Kawasan Berikat merupakan area khusus di bawah pengawasan Direktorat Jenderal Bea dan Cukai di mana penyimpanan, pengelolaan, dan pembuatan barang dikondisikan untuk mendapat fasilitas kepabeanan, termasuk pengurangan atau pembebasan pembayaran Pajak Pertambahan Nilai (PPN). Kawasan ini diatur oleh peraturan pemerintah Indonesia sebagai upaya untuk meningkatkan efisiensi produksi dan daya saing produk domestik di pasar internasional. Dengan status berikat, perusahaan dapat menunda pembayaran bea masuk dan tidak dikenakan PPN untuk bahan baku impor, sepanjang barang tersebut digunakan dalam proses produksi barang untuk ekspor.
Tujuan dari penerapan kawasan berikat adalah untuk memperkuat struktur industri di dalam negeri, meningkatkan investasi, serta memperluas kesempatan kerja. Melalui fasilitas ini, pemerintah berharap dapat mendorong produksi barang yang berkualitas dan kompetitif di pasar global. Tujuan ini sejalan dengan kebijakan pemerintah untuk mendorong ekspor dan mengurangi ketergantungan terhadap impor.
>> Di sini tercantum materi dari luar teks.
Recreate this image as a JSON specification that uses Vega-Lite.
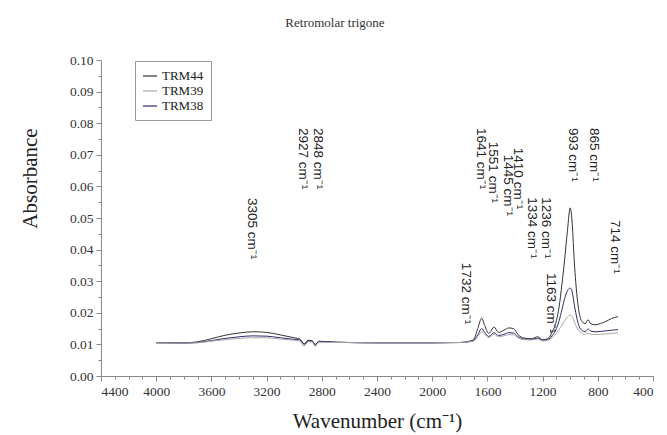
{
  "$schema": "https://vega.github.io/schema/vega-lite/v6.json",
  "width": 552,
  "height": 316,
  "autosize": {"type": "none"},
  "padding": {"left": 101, "top": 60, "right": 14, "bottom": 59},
  "background": "white",
  "title": {"text": "Retromolar trigone", "font": "Liberation Sans Narrow", "fontSize": 13, "fontWeight": "normal", "color": "#333", "anchor": "middle", "baseline": "alphabetic", "offset": 13, "dx": -42},
  "config": {"view": {"stroke": null}},
  "datasets": {
    "spectra": [
      {"wn": 4000, "s": "TRM44", "a": 0.0104}, {"wn": 4000, "s": "TRM38", "a": 0.0104}, {"wn": 4000, "s": "TRM39", "a": 0.0103},
      {"wn": 3800, "s": "TRM44", "a": 0.0105}, {"wn": 3800, "s": "TRM38", "a": 0.0104}, {"wn": 3800, "s": "TRM39", "a": 0.0104},
      {"wn": 3700, "s": "TRM44", "a": 0.0108}, {"wn": 3700, "s": "TRM38", "a": 0.0106}, {"wn": 3700, "s": "TRM39", "a": 0.0105},
      {"wn": 3600, "s": "TRM44", "a": 0.0118}, {"wn": 3600, "s": "TRM38", "a": 0.0112}, {"wn": 3600, "s": "TRM39", "a": 0.0110},
      {"wn": 3500, "s": "TRM44", "a": 0.0129}, {"wn": 3500, "s": "TRM38", "a": 0.0119}, {"wn": 3500, "s": "TRM39", "a": 0.0115},
      {"wn": 3400, "s": "TRM44", "a": 0.0136}, {"wn": 3400, "s": "TRM38", "a": 0.0124}, {"wn": 3400, "s": "TRM39", "a": 0.0119},
      {"wn": 3300, "s": "TRM44", "a": 0.0140}, {"wn": 3300, "s": "TRM38", "a": 0.0127}, {"wn": 3300, "s": "TRM39", "a": 0.0121},
      {"wn": 3200, "s": "TRM44", "a": 0.0138}, {"wn": 3200, "s": "TRM38", "a": 0.0126}, {"wn": 3200, "s": "TRM39", "a": 0.0121},
      {"wn": 3100, "s": "TRM44", "a": 0.0130}, {"wn": 3100, "s": "TRM38", "a": 0.0121}, {"wn": 3100, "s": "TRM39", "a": 0.0117},
      {"wn": 3000, "s": "TRM44", "a": 0.0121}, {"wn": 3000, "s": "TRM38", "a": 0.0116}, {"wn": 3000, "s": "TRM39", "a": 0.0113},
      {"wn": 2960, "s": "TRM44", "a": 0.0117}, {"wn": 2960, "s": "TRM38", "a": 0.0114}, {"wn": 2960, "s": "TRM39", "a": 0.0111},
      {"wn": 2927, "s": "TRM44", "a": 0.0102}, {"wn": 2927, "s": "TRM38", "a": 0.0100}, {"wn": 2927, "s": "TRM39", "a": 0.0094},
      {"wn": 2900, "s": "TRM44", "a": 0.0113}, {"wn": 2900, "s": "TRM38", "a": 0.0111}, {"wn": 2900, "s": "TRM39", "a": 0.0108},
      {"wn": 2870, "s": "TRM44", "a": 0.0112}, {"wn": 2870, "s": "TRM38", "a": 0.0110}, {"wn": 2870, "s": "TRM39", "a": 0.0108},
      {"wn": 2848, "s": "TRM44", "a": 0.0100}, {"wn": 2848, "s": "TRM38", "a": 0.0098}, {"wn": 2848, "s": "TRM39", "a": 0.0093},
      {"wn": 2820, "s": "TRM44", "a": 0.0110}, {"wn": 2820, "s": "TRM38", "a": 0.0109}, {"wn": 2820, "s": "TRM39", "a": 0.0107},
      {"wn": 2700, "s": "TRM44", "a": 0.0107}, {"wn": 2700, "s": "TRM38", "a": 0.0107}, {"wn": 2700, "s": "TRM39", "a": 0.0106},
      {"wn": 2400, "s": "TRM44", "a": 0.0105}, {"wn": 2400, "s": "TRM38", "a": 0.0105}, {"wn": 2400, "s": "TRM39", "a": 0.0105},
      {"wn": 2000, "s": "TRM44", "a": 0.0105}, {"wn": 2000, "s": "TRM38", "a": 0.0105}, {"wn": 2000, "s": "TRM39", "a": 0.0105},
      {"wn": 1800, "s": "TRM44", "a": 0.0106}, {"wn": 1800, "s": "TRM38", "a": 0.0106}, {"wn": 1800, "s": "TRM39", "a": 0.0106},
      {"wn": 1750, "s": "TRM44", "a": 0.0108}, {"wn": 1750, "s": "TRM38", "a": 0.0107}, {"wn": 1750, "s": "TRM39", "a": 0.0107},
      {"wn": 1732, "s": "TRM44", "a": 0.0110}, {"wn": 1732, "s": "TRM38", "a": 0.0109}, {"wn": 1732, "s": "TRM39", "a": 0.0108},
      {"wn": 1700, "s": "TRM44", "a": 0.0115}, {"wn": 1700, "s": "TRM38", "a": 0.0112}, {"wn": 1700, "s": "TRM39", "a": 0.0110},
      {"wn": 1670, "s": "TRM44", "a": 0.0150}, {"wn": 1670, "s": "TRM38", "a": 0.0130}, {"wn": 1670, "s": "TRM39", "a": 0.0125},
      {"wn": 1641, "s": "TRM44", "a": 0.0183}, {"wn": 1641, "s": "TRM38", "a": 0.0150}, {"wn": 1641, "s": "TRM39", "a": 0.0140},
      {"wn": 1620, "s": "TRM44", "a": 0.0160}, {"wn": 1620, "s": "TRM38", "a": 0.0138}, {"wn": 1620, "s": "TRM39", "a": 0.0132},
      {"wn": 1590, "s": "TRM44", "a": 0.0135}, {"wn": 1590, "s": "TRM38", "a": 0.0125}, {"wn": 1590, "s": "TRM39", "a": 0.0122},
      {"wn": 1551, "s": "TRM44", "a": 0.0155}, {"wn": 1551, "s": "TRM38", "a": 0.0137}, {"wn": 1551, "s": "TRM39", "a": 0.0132},
      {"wn": 1520, "s": "TRM44", "a": 0.0138}, {"wn": 1520, "s": "TRM38", "a": 0.0128}, {"wn": 1520, "s": "TRM39", "a": 0.0124},
      {"wn": 1480, "s": "TRM44", "a": 0.0145}, {"wn": 1480, "s": "TRM38", "a": 0.0132}, {"wn": 1480, "s": "TRM39", "a": 0.0127},
      {"wn": 1445, "s": "TRM44", "a": 0.0152}, {"wn": 1445, "s": "TRM38", "a": 0.0137}, {"wn": 1445, "s": "TRM39", "a": 0.0131},
      {"wn": 1410, "s": "TRM44", "a": 0.0150}, {"wn": 1410, "s": "TRM38", "a": 0.0136}, {"wn": 1410, "s": "TRM39", "a": 0.0130},
      {"wn": 1380, "s": "TRM44", "a": 0.0132}, {"wn": 1380, "s": "TRM38", "a": 0.0125}, {"wn": 1380, "s": "TRM39", "a": 0.0121},
      {"wn": 1334, "s": "TRM44", "a": 0.0120}, {"wn": 1334, "s": "TRM38", "a": 0.0117}, {"wn": 1334, "s": "TRM39", "a": 0.0115},
      {"wn": 1280, "s": "TRM44", "a": 0.0118}, {"wn": 1280, "s": "TRM38", "a": 0.0116}, {"wn": 1280, "s": "TRM39", "a": 0.0114},
      {"wn": 1236, "s": "TRM44", "a": 0.0124}, {"wn": 1236, "s": "TRM38", "a": 0.0120}, {"wn": 1236, "s": "TRM39", "a": 0.0117},
      {"wn": 1200, "s": "TRM44", "a": 0.0115}, {"wn": 1200, "s": "TRM38", "a": 0.0113}, {"wn": 1200, "s": "TRM39", "a": 0.0111},
      {"wn": 1163, "s": "TRM44", "a": 0.0118}, {"wn": 1163, "s": "TRM38", "a": 0.0115}, {"wn": 1163, "s": "TRM39", "a": 0.0113},
      {"wn": 1130, "s": "TRM44", "a": 0.0140}, {"wn": 1130, "s": "TRM38", "a": 0.0128}, {"wn": 1130, "s": "TRM39", "a": 0.0122},
      {"wn": 1100, "s": "TRM44", "a": 0.0175}, {"wn": 1100, "s": "TRM38", "a": 0.0150}, {"wn": 1100, "s": "TRM39", "a": 0.0135},
      {"wn": 1080, "s": "TRM44", "a": 0.0220}, {"wn": 1080, "s": "TRM38", "a": 0.0175}, {"wn": 1080, "s": "TRM39", "a": 0.0148},
      {"wn": 1060, "s": "TRM44", "a": 0.0290}, {"wn": 1060, "s": "TRM38", "a": 0.0210}, {"wn": 1060, "s": "TRM39", "a": 0.0160},
      {"wn": 1040, "s": "TRM44", "a": 0.0370}, {"wn": 1040, "s": "TRM38", "a": 0.0245}, {"wn": 1040, "s": "TRM39", "a": 0.0175},
      {"wn": 1020, "s": "TRM44", "a": 0.0460}, {"wn": 1020, "s": "TRM38", "a": 0.0270}, {"wn": 1020, "s": "TRM39", "a": 0.0187},
      {"wn": 1000, "s": "TRM44", "a": 0.0532}, {"wn": 1000, "s": "TRM38", "a": 0.0278}, {"wn": 1000, "s": "TRM39", "a": 0.0193},
      {"wn": 985, "s": "TRM44", "a": 0.0480}, {"wn": 985, "s": "TRM38", "a": 0.0265}, {"wn": 985, "s": "TRM39", "a": 0.0188},
      {"wn": 970, "s": "TRM44", "a": 0.0360}, {"wn": 970, "s": "TRM38", "a": 0.0225}, {"wn": 970, "s": "TRM39", "a": 0.0170},
      {"wn": 950, "s": "TRM44", "a": 0.0250}, {"wn": 950, "s": "TRM38", "a": 0.0180}, {"wn": 950, "s": "TRM39", "a": 0.0152},
      {"wn": 930, "s": "TRM44", "a": 0.0190}, {"wn": 930, "s": "TRM38", "a": 0.0152}, {"wn": 930, "s": "TRM39", "a": 0.0140},
      {"wn": 910, "s": "TRM44", "a": 0.0170}, {"wn": 910, "s": "TRM38", "a": 0.0143}, {"wn": 910, "s": "TRM39", "a": 0.0134},
      {"wn": 890, "s": "TRM44", "a": 0.0166}, {"wn": 890, "s": "TRM38", "a": 0.0140}, {"wn": 890, "s": "TRM39", "a": 0.0132},
      {"wn": 871, "s": "TRM44", "a": 0.0178}, {"wn": 871, "s": "TRM38", "a": 0.0149}, {"wn": 871, "s": "TRM39", "a": 0.0136},
      {"wn": 850, "s": "TRM44", "a": 0.0165}, {"wn": 850, "s": "TRM38", "a": 0.0142}, {"wn": 850, "s": "TRM39", "a": 0.0132},
      {"wn": 820, "s": "TRM44", "a": 0.0162}, {"wn": 820, "s": "TRM38", "a": 0.0140}, {"wn": 820, "s": "TRM39", "a": 0.0131},
      {"wn": 780, "s": "TRM44", "a": 0.0166}, {"wn": 780, "s": "TRM38", "a": 0.0141}, {"wn": 780, "s": "TRM39", "a": 0.0132},
      {"wn": 740, "s": "TRM44", "a": 0.0173}, {"wn": 740, "s": "TRM38", "a": 0.0143}, {"wn": 740, "s": "TRM39", "a": 0.0133},
      {"wn": 700, "s": "TRM44", "a": 0.0182}, {"wn": 700, "s": "TRM38", "a": 0.0145}, {"wn": 700, "s": "TRM39", "a": 0.0135},
      {"wn": 654, "s": "TRM44", "a": 0.0188}, {"wn": 654, "s": "TRM38", "a": 0.0147}, {"wn": 654, "s": "TRM39", "a": 0.0136}
    ],
    "peaks": [
      {"label": "3305 cm⁻¹", "wn": 3306, "a": 0.0563},
      {"label": "2927 cm⁻¹", "wn": 2936, "a": 0.0785},
      {"label": "2848 cm⁻¹", "wn": 2828, "a": 0.0785},
      {"label": "1732 cm⁻¹", "wn": 1755, "a": 0.0358},
      {"label": "1641 cm⁻¹", "wn": 1646, "a": 0.0785},
      {"label": "1551 cm⁻¹", "wn": 1559, "a": 0.0741},
      {"label": "1445 cm⁻¹", "wn": 1451, "a": 0.0700},
      {"label": "1410 cm⁻¹", "wn": 1378, "a": 0.0722},
      {"label": "1334 cm⁻¹", "wn": 1277, "a": 0.0566},
      {"label": "1236 cm⁻¹", "wn": 1175, "a": 0.0566},
      {"label": "1163 cm⁻¹", "wn": 1139, "a": 0.0326},
      {"label": "993 cm⁻¹", "wn": 980, "a": 0.0785},
      {"label": "865 cm⁻¹", "wn": 828, "a": 0.0785},
      {"label": "714 cm⁻¹", "wn": 675, "a": 0.0494}
    ]
  },
  "encoding": {
    "x": {
      "field": "wn", "type": "quantitative",
      "scale": {"domain": [400, 4400], "reverse": true, "nice": false, "zero": false},
      "axis": {
        "values": [400,500,600,700,800,900,1000,1100,1200,1300,1400,1500,1600,1700,1800,1900,2000,2100,2200,2300,2400,2500,2600,2700,2800,2900,3000,3100,3200,3300,3400,3500,3600,3700,3800,3900,4000,4100,4200,4300,4400],
        "format": "d",
        "labelExpr": "datum.value % 400 === 0 ? datum.label : ''",
        "tickSize": {"condition": {"test": "datum.value % 400 === 0", "value": 5}, "value": 3},
        "grid": false,
        "domainColor": "#888", "tickColor": "#888",
        "labelFont": "Liberation Serif", "labelFontSize": 13.5, "labelColor": "#333", "labelPadding": 3,
        "title": "Wavenumber (cm⁻¹)",
        "titleFont": "Liberation Serif", "titleFontSize": 21, "titleFontWeight": "normal", "titleColor": "#222",
        "titleBaseline": "alphabetic", "titleY": 51
      }
    },
    "y": {
      "field": "a", "type": "quantitative",
      "scale": {"domain": [0, 0.1], "nice": false, "zero": true},
      "axis": {
        "values": [0,0.005,0.01,0.015,0.02,0.025,0.03,0.035,0.04,0.045,0.05,0.055,0.06,0.065,0.07,0.075,0.08,0.085,0.09,0.095,0.1],
        "labelExpr": "round(datum.value*1000) % 10 === 0 ? format(datum.value, '.2f') : ''",
        "tickSize": {"condition": {"test": "round(datum.value*1000) % 10 === 0", "value": 5}, "value": 3},
        "grid": false,
        "domainColor": "#888", "tickColor": "#888",
        "labelFont": "Liberation Serif", "labelFontSize": 13.5, "labelColor": "#333", "labelPadding": 3,
        "title": "Absorbance",
        "titleFont": "Liberation Serif", "titleFontSize": 21, "titleFontWeight": "normal", "titleColor": "#222",
        "titleAngle": -90, "titleAlign": "center", "titleBaseline": "middle", "titleX": -71, "titleY": 118
      }
    }
  },
  "layer": [
    {
      "data": {"name": "spectra"},
      "mark": {"type": "line", "strokeWidth": 1, "interpolate": "monotone"},
      "encoding": {
        "color": {
          "field": "s", "type": "nominal",
          "scale": {"domain": ["TRM44", "TRM39", "TRM38"], "range": ["#333333", "#a8a8a8", "#2d2d6e"]},
          "legend": {
            "orient": "none", "legendX": 34, "legendY": 1, "title": null,
            "strokeColor": "#999", "fillColor": "white", "padding": 7,
            "symbolType": "stroke", "symbolStrokeWidth": 1.2, "symbolSize": 200,
            "labelFont": "Liberation Serif", "labelFontSize": 13, "labelColor": "#222",
            "rowPadding": 0, "labelOffset": 4
          }
        }
      }
    },
    {
      "data": {"name": "peaks"},
      "mark": {"type": "text", "angle": 90, "align": "left", "baseline": "middle", "font": "Liberation Sans", "fontSize": 13.5, "color": "#222"},
      "encoding": {"text": {"field": "label", "type": "nominal"}}
    }
  ]
}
Selain itu, kawasan berikat juga merupakan langkah strategis dalam meningkatkan efisiensi dan efektivitas proses kepabeanan dan logistik di Indonesia, menyederhanakan prosedur impor untuk bahan baku, dan mempercepat proses pengeluaran barang.
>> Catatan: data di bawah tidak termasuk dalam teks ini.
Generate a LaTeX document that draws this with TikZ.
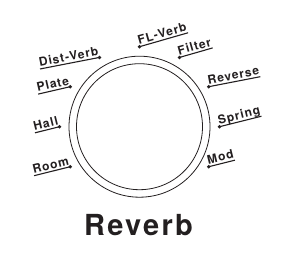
\documentclass[tikz,border=0pt]{standalone}
\usepackage{fontspec}
\setmainfont{TeX Gyre Heros}
\newfontfamily\knobfont[LetterSpace=8]{TeX Gyre Heros}
\usetikzlibrary{calc}
\definecolor{ink}{HTML}{231F20}
\tikzset{
  knobdot/.style={circle,fill=ink,inner sep=0pt,minimum size=3.8pt},
  knoblbl/.style={inner xsep=0pt,inner ysep=2pt,text depth=0pt,text=ink,
    font=\knobfont\bfseries\fontsize{12}{12}\selectfont},
  leftlbl/.style={knoblbl,anchor=south east},
  rightlbl/.style={knoblbl,anchor=south west}
}
\begin{document}
\begin{tikzpicture}[x=1pt,y=1pt]
  \useasboundingbox (0,0) rectangle (291,263);
  \coordinate (c) at (139.5,136.3);
  % knob
  \draw[ink,line width=0.8pt] (c) circle (70.5);
  \draw[ink,line width=0.8pt] (c) circle (63);
  % positions round the knob
  \foreach \ang/\id/\txt/\side/\rot in {210/room/Room/leftlbl/14, 180/hall/Hall/leftlbl/14,
      150/plate/Plate/leftlbl/13, 120/dist/Dist-Verb/leftlbl/11, 90/flv/FL-Verb/rightlbl/16,
      60/filter/Filter/rightlbl/16, 30/rev/Reverse/rightlbl/11, 0/spring/Spring/rightlbl/14,
      -30/mod/Mod/rightlbl/14}{
    \node[knobdot] (\id) at ($(c)+(\ang:80)$) {};
    \node[\side,rotate=\rot] (\id-t) at (\id.center) {\txt};
    \draw[ink,line width=1.1pt] (\id-t.south west) -- (\id-t.south east);
  }
  \node[anchor=base,text=ink,font=\knobfont\bfseries\fontsize{29}{29}\selectfont] (title) at (138.5,28) {Reverb};
\end{tikzpicture}
\end{document}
Dasar hukum pengaturan kawasan berikat di Indonesia tertuang dalam Undang-Undang No. 39 Tahun 2008 tentang Kepabeanan. Regulasi lebih lanjut dijabarkan dalam regulasi pelaksanaannya, yang mencakup syarat-syarat tertentu yang harus dipenuhi oleh perusahaan untuk bisa beroperasi dalam kawasan berikat. Fasilitas ini terbuka untuk semua sektor industri yang memenuhi kriteria regulasi, termasuk pengawasan yang ketat guna mencegah penyalahgunaan fasilitas kepabeanan. Kerjasama antara pengusaha dan pemerintah dalam konteks kawasan berikat, menjadi kunci sukses dalam upaya membangun ekonomi nasional yang lebih kuat dan berdaya saing tinggi.